◆ **GIVEN EXERCISE**
Make an exact copy of all the material below, apart from the pictures.

◆ **RECORDED INFORMATION**

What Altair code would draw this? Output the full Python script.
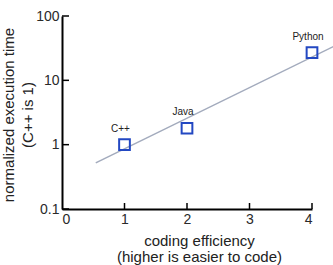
import altair as alt
import pandas as pd

# Languages and their measured values
languages = ["C++", "Java", "Python"]
efficiency = [1, 2, 4]
exec_time = [1.0, 1.8, 27.0]

# Trend line end points
trend_x = [0.54, 4.4]
trend_y = [0.52, 35.7]

# Axis tick values
x_ticks = [0, 1, 2, 3, 4]
y_ticks = [0.1, 1, 10, 100]

W, H = 250, 193
FONT = "Liberation Sans"

points = pd.DataFrame({"lang": languages, "eff": efficiency, "t": exec_time})
trend = pd.DataFrame({"eff": trend_x, "t": trend_y})
xt = pd.DataFrame({"eff": x_ticks[1:]})
yt = pd.DataFrame({"t": y_ticks})

xscale = alt.Scale(domain=[0, 4], nice=False, zero=False)
yscale = alt.Scale(type="log", domain=[0.1, 100], nice=False)

xaxis = alt.Axis(
    values=x_ticks, format="d", grid=False, ticks=False, tickSize=0,
    labelPadding=3, labelFontSize=14, labelColor="#2a2a2a", labelFont=FONT,
    domainColor="black", domainWidth=2,
    title=["coding efficiency", "(higher is easier to code)"],
    titleFont=FONT, titleFontSize=15, titleFontWeight="normal", titleColor="#222222",
    titleX=137, titleY=24, titleBaseline="top", titleLineHeight=16.7)
yaxis = alt.Axis(
    values=y_ticks, format="~g", grid=False, ticks=False, tickSize=0,
    labelPadding=3, labelFontSize=14, labelColor="#2a2a2a", labelFont=FONT,
    domainColor="black", domainWidth=2,
    title=["normalized execution time", "(C++ is 1)"],
    titleFont=FONT, titleFontSize=15, titleFontWeight="normal", titleColor="#222222",
    titleX=-61, titleY=H / 2 + 2, titleAngle=-90, titleAlign="center",
    titleBaseline="top", titleLineHeight=19)

X = alt.X("eff:Q", scale=xscale, axis=xaxis)
Y = alt.Y("t:Q", scale=yscale, axis=yaxis)

line = alt.Chart(trend).mark_line(color="#a3abbd", strokeWidth=1.5, clip=False).encode(x=X, y=Y)

# Inward tick marks
ytick_rules = alt.Chart(yt).mark_rule(color="black", strokeWidth=1.5).encode(
    y=Y, x=alt.value(0), x2=alt.value(7),
)
xtick_rules = alt.Chart(xt).mark_rule(color="black", strokeWidth=1.5).encode(
    x=X, y=alt.value(H), y2=alt.value(H - 6),
)

marks = alt.Chart(points).mark_point(
    shape="square", filled=False, size=115, strokeWidth=2, color="#2348c2", opacity=1
).encode(x=X, y=Y)

labels = alt.Chart(points).mark_text(
    font=FONT, fontSize=10, color="#222222", dy=-16, dx=-4
).encode(x=X, y=Y, text="lang:N")

chart = alt.layer(line, ytick_rules, xtick_rules, marks, labels).properties(
    width=W, height=H,
    autosize=alt.AutoSizeParams(type="none"),
    padding={"left": 62, "top": 16, "right": 21, "bottom": 56},
    background="white",
).configure_view(stroke=None)

chart.save("out.html", embed_options={"renderer": "svg", "actions": False})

◆ **THE COMPLETED TASK**
What Altair code would draw this? Output the full Python script.
import altair as alt
import pandas as pd

# Languages and their measured values
languages = ["C++", "Java", "Python"]
efficiency = [1, 2, 4]
exec_time = [1.0, 1.8, 27.0]

# Trend line end points
trend_x = [0.54, 4.4]
trend_y = [0.52, 35.7]

# Axis tick values
x_ticks = [0, 1, 2, 3, 4]
y_ticks = [0.1, 1, 10, 100]

W, H = 250, 193
FONT = "Liberation Sans"

points = pd.DataFrame({"lang": languages, "eff": efficiency, "t": exec_time})
trend = pd.DataFrame({"eff": trend_x, "t": trend_y})
xt = pd.DataFrame({"eff": x_ticks[1:]})
yt = pd.DataFrame({"t": y_ticks})

xscale = alt.Scale(domain=[0, 4], nice=False, zero=False)
yscale = alt.Scale(type="log", domain=[0.1, 100], nice=False)

xaxis = alt.Axis(
    values=x_ticks, format="d", grid=False, ticks=False, tickSize=0,
    labelPadding=3, labelFontSize=14, labelColor="#2a2a2a", labelFont=FONT,
    domainColor="black", domainWidth=2,
    title=["coding efficiency", "(higher is easier to code)"],
    titleFont=FONT, titleFontSize=15, titleFontWeight="normal", titleColor="#222222",
    titleX=137, titleY=24, titleBaseline="top", titleLineHeight=16.7)
yaxis = alt.Axis(
    values=y_ticks, format="~g", grid=False, ticks=False, tickSize=0,
    labelPadding=3, labelFontSize=14, labelColor="#2a2a2a", labelFont=FONT,
    domainColor="black", domainWidth=2,
    title=["normalized execution time", "(C++ is 1)"],
    titleFont=FONT, titleFontSize=15, titleFontWeight="normal", titleColor="#222222",
    titleX=-61, titleY=H / 2 + 2, titleAngle=-90, titleAlign="center",
    titleBaseline="top", titleLineHeight=19)

X = alt.X("eff:Q", scale=xscale, axis=xaxis)
Y = alt.Y("t:Q", scale=yscale, axis=yaxis)

line = alt.Chart(trend).mark_line(color="#a3abbd", strokeWidth=1.5, clip=False).encode(x=X, y=Y)

# Inward tick marks
ytick_rules = alt.Chart(yt).mark_rule(color="black", strokeWidth=1.5).encode(
    y=Y, x=alt.value(0), x2=alt.value(7),
)
xtick_rules = alt.Chart(xt).mark_rule(color="black", strokeWidth=1.5).encode(
    x=X, y=alt.value(H), y2=alt.value(H - 6),
)

marks = alt.Chart(points).mark_point(
    shape="square", filled=False, size=115, strokeWidth=2, color="#2348c2", opacity=1
).encode(x=X, y=Y)

labels = alt.Chart(points).mark_text(
    font=FONT, fontSize=10, color="#222222", dy=-16, dx=-4
).encode(x=X, y=Y, text="lang:N")

chart = alt.layer(line, ytick_rules, xtick_rules, marks, labels).properties(
    width=W, height=H,
    autosize=alt.AutoSizeParams(type="none"),
    padding={"left": 62, "top": 16, "right": 21, "bottom": 56},
    background="white",
).configure_view(stroke=None)

chart.save("out.html", embed_options={"renderer": "svg", "actions": False})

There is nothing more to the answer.